Look for platforms that are either fully responsive in the browser or have dedicated mobile apps. Test the comment and review experience on a phone before committing to a tool. Nothing slows down a feedback cycle faster than a collaborator who cannot access the document on the device they actually have in hand during a meeting or a commute.

9. Look for Brand Kit or Style Guide Integration

If you are creating eBooks as part of a broader content marketing or publishing strategy, brand consistency across every document is essential. Rather than manually applying your brand colors, fonts, and logo to every new project, look for tools that support a brand kit or style guide feature.

A brand kit stores your core visual assets in one place and makes them instantly accessible when you start a new eBook or from a new template. This saves significant setup time and ensures that every eBook your team creates automatically reflects your established brand identity. Some platforms allow multiple brand kits, which is useful for agencies or teams working across several clients or product lines.

10. Use Integrated Feedback and Approval Workflows

Once your eBook is designed, the review process can become its own project if you do not have a structured workflow in place. Look for tools that include built-in feedback and approval features rather than requiring you to manage that process through a separate platform.

Integrated approval workflows typically include the ability to mark a document as “ready for review,” assign reviewers, track whether they have opened and commented on the document, and move the project to an “approved” status once everyone signs off. This kind of structured workflow keeps the process moving, creates a clear record of who approved what and when, and reduces the back-and-forth that tends to drag eBook projects past their deadlines.


How to Set Up a Collaborative eBook Project From Scratch

Once you have selected your tool, setting up a collaborative eBook project the right way from the start saves significant time down the line. Begin by choosing your template and making your foundational brand customizations before inviting any collaborators. This gives your team a clear visual baseline to work from rather than asking them to contribute to a blank canvas.

Next, define roles and assign permissions before sharing access. Clarify in a brief project brief who is responsible for copy, who handles design decisions, and who has final approval authority. Even a simple shared document outlining these roles prevents conflicts later.

Finally, establish a review rhythm. Decide upfront how many rounds of revisions the project will go through and what the expected turnaround time is for each round of feedback. Collaborative tools remove the logistical friction, but the human side of collaboration still requires clear communication and defined expectations.


FAQ

What file format should I use when sharing an eBook for collaboration?

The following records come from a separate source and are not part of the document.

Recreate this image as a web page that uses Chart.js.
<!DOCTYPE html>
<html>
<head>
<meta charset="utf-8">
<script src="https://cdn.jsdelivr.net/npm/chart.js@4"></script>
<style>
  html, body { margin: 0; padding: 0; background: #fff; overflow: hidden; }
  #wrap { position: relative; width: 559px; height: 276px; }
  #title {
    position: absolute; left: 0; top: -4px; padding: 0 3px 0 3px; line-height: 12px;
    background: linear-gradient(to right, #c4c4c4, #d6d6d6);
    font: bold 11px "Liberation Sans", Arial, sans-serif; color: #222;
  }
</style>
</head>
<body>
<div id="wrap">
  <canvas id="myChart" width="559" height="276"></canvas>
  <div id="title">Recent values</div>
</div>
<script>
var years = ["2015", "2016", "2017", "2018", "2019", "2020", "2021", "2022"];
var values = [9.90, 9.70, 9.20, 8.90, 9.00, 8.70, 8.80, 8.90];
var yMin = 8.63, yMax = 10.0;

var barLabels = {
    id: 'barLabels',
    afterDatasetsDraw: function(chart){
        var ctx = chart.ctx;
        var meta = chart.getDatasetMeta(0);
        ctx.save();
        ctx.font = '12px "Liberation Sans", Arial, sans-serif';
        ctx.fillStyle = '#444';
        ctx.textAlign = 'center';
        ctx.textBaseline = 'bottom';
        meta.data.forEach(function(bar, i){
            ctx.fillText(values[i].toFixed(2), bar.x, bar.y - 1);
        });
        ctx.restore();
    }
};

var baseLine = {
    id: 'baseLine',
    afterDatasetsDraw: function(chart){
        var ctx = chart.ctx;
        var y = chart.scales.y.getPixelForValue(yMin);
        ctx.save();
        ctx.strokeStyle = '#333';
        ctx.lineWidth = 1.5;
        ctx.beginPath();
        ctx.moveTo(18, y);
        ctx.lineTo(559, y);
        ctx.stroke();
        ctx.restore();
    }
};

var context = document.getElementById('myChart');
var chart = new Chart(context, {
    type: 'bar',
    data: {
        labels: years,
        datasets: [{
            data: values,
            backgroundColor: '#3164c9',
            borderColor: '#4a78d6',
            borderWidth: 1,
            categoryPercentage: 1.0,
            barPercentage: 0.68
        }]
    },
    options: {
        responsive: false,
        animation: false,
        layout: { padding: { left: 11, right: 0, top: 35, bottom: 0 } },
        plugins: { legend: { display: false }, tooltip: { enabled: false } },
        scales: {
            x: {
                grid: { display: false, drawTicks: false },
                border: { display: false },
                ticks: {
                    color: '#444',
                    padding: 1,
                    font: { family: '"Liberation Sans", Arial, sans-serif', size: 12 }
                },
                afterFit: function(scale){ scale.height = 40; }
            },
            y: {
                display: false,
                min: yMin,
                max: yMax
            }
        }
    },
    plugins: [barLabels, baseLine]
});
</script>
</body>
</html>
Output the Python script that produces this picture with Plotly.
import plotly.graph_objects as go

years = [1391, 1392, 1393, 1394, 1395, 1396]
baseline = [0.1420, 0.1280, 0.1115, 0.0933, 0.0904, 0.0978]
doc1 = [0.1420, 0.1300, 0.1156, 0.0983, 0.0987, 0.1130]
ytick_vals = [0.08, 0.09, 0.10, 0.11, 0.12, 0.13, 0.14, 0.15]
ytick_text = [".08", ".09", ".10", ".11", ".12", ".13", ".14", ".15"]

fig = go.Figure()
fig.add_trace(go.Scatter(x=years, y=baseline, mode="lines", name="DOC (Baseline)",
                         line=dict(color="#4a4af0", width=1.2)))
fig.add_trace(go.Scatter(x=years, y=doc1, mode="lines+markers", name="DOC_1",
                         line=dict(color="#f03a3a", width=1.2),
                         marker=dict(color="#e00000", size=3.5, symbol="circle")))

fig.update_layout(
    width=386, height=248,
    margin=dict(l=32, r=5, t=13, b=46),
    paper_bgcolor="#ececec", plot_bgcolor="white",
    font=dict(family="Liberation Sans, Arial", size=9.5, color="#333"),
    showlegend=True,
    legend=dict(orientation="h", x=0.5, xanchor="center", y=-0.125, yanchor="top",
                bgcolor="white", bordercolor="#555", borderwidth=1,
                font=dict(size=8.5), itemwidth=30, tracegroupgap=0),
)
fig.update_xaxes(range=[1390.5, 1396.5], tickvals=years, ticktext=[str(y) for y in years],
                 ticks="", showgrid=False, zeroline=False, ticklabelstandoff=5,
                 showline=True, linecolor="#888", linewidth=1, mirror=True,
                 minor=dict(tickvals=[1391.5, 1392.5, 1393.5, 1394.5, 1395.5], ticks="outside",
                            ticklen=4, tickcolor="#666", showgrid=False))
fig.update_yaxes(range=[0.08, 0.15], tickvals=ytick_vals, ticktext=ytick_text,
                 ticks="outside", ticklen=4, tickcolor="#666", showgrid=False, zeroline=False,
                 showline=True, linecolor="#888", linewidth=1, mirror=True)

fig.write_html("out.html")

For internal collaboration and review, sharing via a live link within your design tool is usually the most efficient approach. It ensures everyone is looking at the same version in real time and can leave comments directly on the design. For external distribution, PDF remains the gold standard because it preserves formatting across devices and operating systems without requiring the recipient to have any specific software. If your eBook is intended for e-readers, consider also exporting an ePub version. For tracking who has viewed or downloaded your eBook once published, a tool like BookFunnel is useful for authors and publishers who want to distribute eBooks directly to readers while controlling access and gathering delivery data.

Can I use a free eBook design tool for professional projects?

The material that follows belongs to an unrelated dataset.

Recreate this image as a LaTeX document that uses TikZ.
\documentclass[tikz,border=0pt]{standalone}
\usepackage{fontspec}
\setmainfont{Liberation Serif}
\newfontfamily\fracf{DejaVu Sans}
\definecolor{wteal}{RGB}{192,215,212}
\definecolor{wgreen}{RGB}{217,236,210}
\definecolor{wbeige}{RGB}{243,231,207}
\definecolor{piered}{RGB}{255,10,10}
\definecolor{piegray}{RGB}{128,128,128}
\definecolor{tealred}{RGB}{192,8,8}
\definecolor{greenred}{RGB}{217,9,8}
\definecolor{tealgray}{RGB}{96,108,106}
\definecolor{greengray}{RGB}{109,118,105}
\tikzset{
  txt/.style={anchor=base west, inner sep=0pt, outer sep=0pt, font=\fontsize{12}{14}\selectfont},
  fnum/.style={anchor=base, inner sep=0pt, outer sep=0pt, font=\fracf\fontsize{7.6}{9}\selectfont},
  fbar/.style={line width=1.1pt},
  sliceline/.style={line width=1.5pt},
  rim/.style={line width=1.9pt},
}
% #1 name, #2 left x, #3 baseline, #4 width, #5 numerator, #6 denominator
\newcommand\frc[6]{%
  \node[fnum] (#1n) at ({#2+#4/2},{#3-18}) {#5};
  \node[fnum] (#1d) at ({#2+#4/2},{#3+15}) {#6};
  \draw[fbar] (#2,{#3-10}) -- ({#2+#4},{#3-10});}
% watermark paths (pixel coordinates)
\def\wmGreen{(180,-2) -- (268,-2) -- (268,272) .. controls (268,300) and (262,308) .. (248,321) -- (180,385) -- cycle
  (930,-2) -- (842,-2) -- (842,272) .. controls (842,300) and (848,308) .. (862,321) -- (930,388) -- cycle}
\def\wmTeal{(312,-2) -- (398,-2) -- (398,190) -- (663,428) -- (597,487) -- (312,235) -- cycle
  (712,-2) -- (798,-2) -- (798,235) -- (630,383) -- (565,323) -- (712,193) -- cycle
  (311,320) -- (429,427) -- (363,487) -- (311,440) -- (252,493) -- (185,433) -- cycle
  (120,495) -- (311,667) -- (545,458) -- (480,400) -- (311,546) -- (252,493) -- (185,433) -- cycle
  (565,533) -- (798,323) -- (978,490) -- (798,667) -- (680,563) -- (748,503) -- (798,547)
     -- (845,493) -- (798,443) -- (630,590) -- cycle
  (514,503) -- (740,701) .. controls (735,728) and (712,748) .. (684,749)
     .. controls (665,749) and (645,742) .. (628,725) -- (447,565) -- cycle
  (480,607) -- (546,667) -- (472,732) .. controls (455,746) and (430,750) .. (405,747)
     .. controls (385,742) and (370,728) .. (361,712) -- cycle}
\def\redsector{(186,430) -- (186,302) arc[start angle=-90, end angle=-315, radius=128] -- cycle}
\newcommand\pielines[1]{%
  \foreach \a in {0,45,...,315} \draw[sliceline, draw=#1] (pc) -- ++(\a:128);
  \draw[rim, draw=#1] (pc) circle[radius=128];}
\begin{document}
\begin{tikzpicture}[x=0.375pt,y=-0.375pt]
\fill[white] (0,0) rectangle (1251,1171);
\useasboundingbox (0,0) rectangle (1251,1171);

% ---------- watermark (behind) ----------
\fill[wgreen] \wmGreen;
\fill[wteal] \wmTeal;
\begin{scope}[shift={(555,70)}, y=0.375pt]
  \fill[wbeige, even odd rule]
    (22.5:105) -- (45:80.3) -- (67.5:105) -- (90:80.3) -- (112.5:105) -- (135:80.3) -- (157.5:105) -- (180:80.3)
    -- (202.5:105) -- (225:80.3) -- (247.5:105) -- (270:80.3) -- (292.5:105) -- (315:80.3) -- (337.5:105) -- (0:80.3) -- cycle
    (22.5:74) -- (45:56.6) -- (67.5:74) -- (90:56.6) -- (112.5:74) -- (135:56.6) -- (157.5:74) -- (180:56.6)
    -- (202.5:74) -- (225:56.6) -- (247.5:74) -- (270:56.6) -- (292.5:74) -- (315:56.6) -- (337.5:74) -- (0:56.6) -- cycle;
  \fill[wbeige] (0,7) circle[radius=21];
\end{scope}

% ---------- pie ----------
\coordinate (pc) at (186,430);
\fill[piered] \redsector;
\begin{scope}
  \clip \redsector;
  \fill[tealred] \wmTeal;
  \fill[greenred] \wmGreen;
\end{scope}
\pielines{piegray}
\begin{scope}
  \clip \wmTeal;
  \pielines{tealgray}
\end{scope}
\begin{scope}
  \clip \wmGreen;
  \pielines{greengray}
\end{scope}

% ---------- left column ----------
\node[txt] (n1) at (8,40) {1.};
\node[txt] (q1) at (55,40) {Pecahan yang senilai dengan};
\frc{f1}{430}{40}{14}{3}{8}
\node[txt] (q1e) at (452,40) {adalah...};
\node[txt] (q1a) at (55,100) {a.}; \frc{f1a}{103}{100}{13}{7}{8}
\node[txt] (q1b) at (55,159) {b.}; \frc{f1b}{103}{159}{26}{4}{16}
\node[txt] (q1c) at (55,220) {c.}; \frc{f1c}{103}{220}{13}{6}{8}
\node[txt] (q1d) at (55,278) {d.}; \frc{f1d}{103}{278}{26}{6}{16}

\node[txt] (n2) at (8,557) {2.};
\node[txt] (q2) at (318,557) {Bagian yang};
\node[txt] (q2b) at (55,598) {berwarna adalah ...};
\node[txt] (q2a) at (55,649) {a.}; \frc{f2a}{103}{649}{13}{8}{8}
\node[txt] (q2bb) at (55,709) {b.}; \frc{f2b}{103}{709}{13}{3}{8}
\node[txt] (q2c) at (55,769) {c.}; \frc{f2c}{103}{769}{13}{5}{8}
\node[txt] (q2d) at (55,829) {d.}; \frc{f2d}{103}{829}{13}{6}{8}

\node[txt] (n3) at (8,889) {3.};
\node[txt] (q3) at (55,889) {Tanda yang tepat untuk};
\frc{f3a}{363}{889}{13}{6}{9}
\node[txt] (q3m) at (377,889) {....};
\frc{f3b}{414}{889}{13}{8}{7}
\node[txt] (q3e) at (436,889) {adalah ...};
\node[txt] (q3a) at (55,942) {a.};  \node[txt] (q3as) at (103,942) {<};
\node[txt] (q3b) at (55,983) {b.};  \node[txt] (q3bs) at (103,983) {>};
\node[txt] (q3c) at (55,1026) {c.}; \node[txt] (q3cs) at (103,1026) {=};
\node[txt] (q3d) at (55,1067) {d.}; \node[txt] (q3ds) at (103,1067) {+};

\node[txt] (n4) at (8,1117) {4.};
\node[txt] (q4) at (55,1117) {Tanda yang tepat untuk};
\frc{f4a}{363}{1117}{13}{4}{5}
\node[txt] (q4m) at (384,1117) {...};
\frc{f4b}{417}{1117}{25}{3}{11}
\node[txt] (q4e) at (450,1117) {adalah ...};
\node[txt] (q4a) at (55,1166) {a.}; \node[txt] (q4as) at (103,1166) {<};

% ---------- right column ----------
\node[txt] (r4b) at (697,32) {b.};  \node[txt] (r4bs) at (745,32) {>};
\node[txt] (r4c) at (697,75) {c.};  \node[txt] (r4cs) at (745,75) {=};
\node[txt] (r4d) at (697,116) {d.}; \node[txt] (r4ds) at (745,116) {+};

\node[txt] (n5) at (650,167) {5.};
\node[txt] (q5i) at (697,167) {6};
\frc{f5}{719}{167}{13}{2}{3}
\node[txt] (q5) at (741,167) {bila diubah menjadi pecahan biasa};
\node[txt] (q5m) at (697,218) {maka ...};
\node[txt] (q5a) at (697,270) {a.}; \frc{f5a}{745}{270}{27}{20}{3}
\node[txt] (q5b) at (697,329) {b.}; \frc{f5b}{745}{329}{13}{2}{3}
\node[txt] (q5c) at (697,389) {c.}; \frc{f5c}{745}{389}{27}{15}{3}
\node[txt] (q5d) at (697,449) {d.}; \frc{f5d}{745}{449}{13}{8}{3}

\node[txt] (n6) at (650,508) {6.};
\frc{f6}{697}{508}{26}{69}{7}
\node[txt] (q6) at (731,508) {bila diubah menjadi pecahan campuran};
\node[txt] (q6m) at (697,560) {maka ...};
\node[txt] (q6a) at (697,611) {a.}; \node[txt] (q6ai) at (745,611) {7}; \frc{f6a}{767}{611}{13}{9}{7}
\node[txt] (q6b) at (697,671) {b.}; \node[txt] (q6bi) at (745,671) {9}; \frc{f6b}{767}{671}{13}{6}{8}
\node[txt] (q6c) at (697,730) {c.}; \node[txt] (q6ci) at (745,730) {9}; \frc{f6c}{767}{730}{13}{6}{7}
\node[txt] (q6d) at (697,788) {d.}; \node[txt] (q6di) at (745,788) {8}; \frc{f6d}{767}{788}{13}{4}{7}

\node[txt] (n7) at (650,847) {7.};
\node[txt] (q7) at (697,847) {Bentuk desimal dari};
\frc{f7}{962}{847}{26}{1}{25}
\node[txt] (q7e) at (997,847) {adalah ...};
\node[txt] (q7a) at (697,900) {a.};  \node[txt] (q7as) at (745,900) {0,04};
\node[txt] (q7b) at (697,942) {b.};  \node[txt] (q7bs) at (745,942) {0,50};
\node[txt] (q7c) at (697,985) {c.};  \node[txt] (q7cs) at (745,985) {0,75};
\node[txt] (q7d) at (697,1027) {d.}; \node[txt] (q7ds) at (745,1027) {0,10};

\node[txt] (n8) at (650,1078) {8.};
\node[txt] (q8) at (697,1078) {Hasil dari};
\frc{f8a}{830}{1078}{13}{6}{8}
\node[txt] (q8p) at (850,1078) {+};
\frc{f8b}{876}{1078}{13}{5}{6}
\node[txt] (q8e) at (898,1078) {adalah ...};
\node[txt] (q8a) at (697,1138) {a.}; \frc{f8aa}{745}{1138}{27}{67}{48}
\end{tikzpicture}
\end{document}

Yes, but with some caveats. Many free tiers of design platforms offer enough functionality for basic eBook creation, including access to templates and standard export options. However, free plans often limit collaboration features significantly, restricting the number of collaborators, removing real-time editing capabilities, or watermarking exports. For professional projects where brand presentation and team collaboration are priorities, a paid tier is almost always worth the investment. The time saved on revisions and the quality of the final output typically far outweigh the monthly subscription cost.

How many collaborators can typically work on an eBook design at once?

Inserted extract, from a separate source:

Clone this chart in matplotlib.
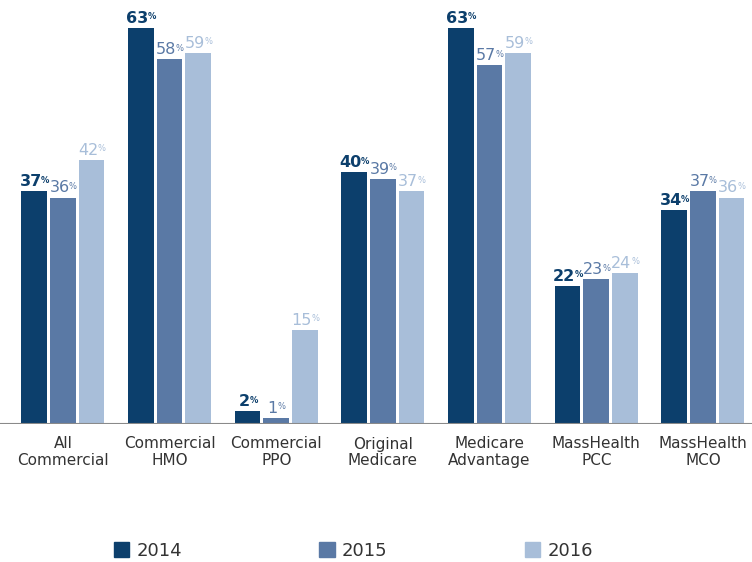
import matplotlib
matplotlib.use("Agg")
from matplotlib import pyplot as plt
from matplotlib.patches import Patch
import numpy as np

# data
categories = ["All\nCommercial", "Commercial\nHMO", "Commercial\nPPO", "Original\nMedicare",
              "Medicare\nAdvantage", "MassHealth\nPCC", "MassHealth\nMCO"]
years = ["2014", "2015", "2016"]
v2014 = [37, 63, 2, 40, 63, 22, 34]
v2015 = [36, 58, 1, 39, 57, 23, 37]
v2016 = [42, 59, 15, 37, 59, 24, 36]

colors = ["#0c3f6c", "#5a79a5", "#a8bed9"]
weights = ["bold", "normal", "normal"]

fig = plt.figure(figsize=(7.52, 5.62), dpi=100)
ax = fig.add_axes([0, 138 / 562, 1, 1 - 138 / 562])

x = np.arange(len(categories))
step = 0.269
width = 0.24

for i, vals in enumerate([v2014, v2015, v2016]):
    xs = x + (i - 1) * step
    ax.bar(xs, vals, width=width, color=colors[i], zorder=2)
    for xi, v in zip(xs, vals):
        t = ax.annotate(str(v), xy=(xi, v), xytext=(-2.5, 1.5), textcoords="offset points",
                        ha="center", va="bottom", fontsize=11.5, color=colors[i],
                        fontweight=weights[i])
        ax.annotate("%", xy=(0.97, 0.9), xycoords=t, ha="left", va="top",
                    fontsize=6, color=colors[i], fontweight=weights[i])

ax.set_xlim(-0.59, 6.46)
ax.set_ylim(0, 424 / 6.29)
ax.axhline(0, color="#8a8a8a", lw=1.5, zorder=3)

for s in ax.spines.values():
    s.set_visible(False)
ax.set_yticks([])
ax.set_xticks(x)
ax.set_xticklabels(categories, fontsize=11, color="#333333", linespacing=1.15)
ax.tick_params(axis="x", length=0, pad=9)

handles = [Patch(color=c) for c in colors]
fig.legend(handles, years, loc="center", bbox_to_anchor=(0.47, 0.02), ncol=3,
           frameon=False, fontsize=13, handlelength=0.85, handleheight=0.85,
           handletextpad=0.4, columnspacing=7.6, labelcolor="#333333")

fig.savefig("out.png", dpi=100)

This depends entirely on the platform you choose. Some tools support only two or three simultaneous collaborators on lower-tier plans, while others support unlimited contributors at higher tiers. For small teams, the lower limits are rarely a problem. For larger organizations or agency workflows where multiple stakeholders need access at various stages, it is worth checking the specific limits before committing to a plan. Also consider that not all collaborators need editing access. Many review workflows involve far more viewers and commenters than actual editors, so platforms that offer unlimited view-only access can stretch a lower-tier plan significantly further.

How do I make sure my eBook looks consistent even with multiple contributors?

Consistency in collaborative eBook projects comes down to two things: a solid template and clear design guidelines. Start with a well-structured template that establishes the visual rules for the entire document, including typography, color usage, spacing, and image styles. Then create a brief style guide for your collaborators, even if it is just a single page, that outlines what elements can and cannot be changed. Many design platforms also support locking specific elements so contributors can update text or swap images without accidentally altering the underlying layout. Using a brand kit feature, when available, adds another layer of consistency by ensuring everyone is pulling from the same set of approved colors and fonts.

What is the best way to collect and manage feedback on an eBook draft?

The most efficient feedback process happens within the design tool itself rather than through external communication channels. Platforms that support inline commenting allow reviewers to pin their notes directly to the specific page, paragraph, or element they are referencing, which eliminates the ambiguity of feedback like “the thing on page 7 near the bottom.” Before sending a draft for review, set a clear deadline for feedback and specify what kind of input you are looking for at that stage. For example, a first-round review might focus on content accuracy and structure, while a second round focuses on design and layout. Structuring feedback this way prevents reviewers from getting overwhelmed and keeps the revision process focused.


Conclusion

Finding an eBook design tool that genuinely supports collaboration, customizable templates, and flexible sharing is no longer a matter of compromising on one feature to get another. The best platforms today handle all three with enough sophistication to serve both solo creators and large teams. The key is knowing what to look for before you commit: real customization depth, meaningful permission controls, integrated feedback workflows, version history, and export options that match how your audience will actually read your content.

By starting with a strong template, establishing clear roles for your collaborators, and choosing a tool built for the full lifecycle of an eBook project rather than just the design phase, you can produce professional, polished eBooks consistently and efficiently. Whether you are building a content library for a growing brand or simply trying to get your first eBook out the door, the right tool makes all the difference.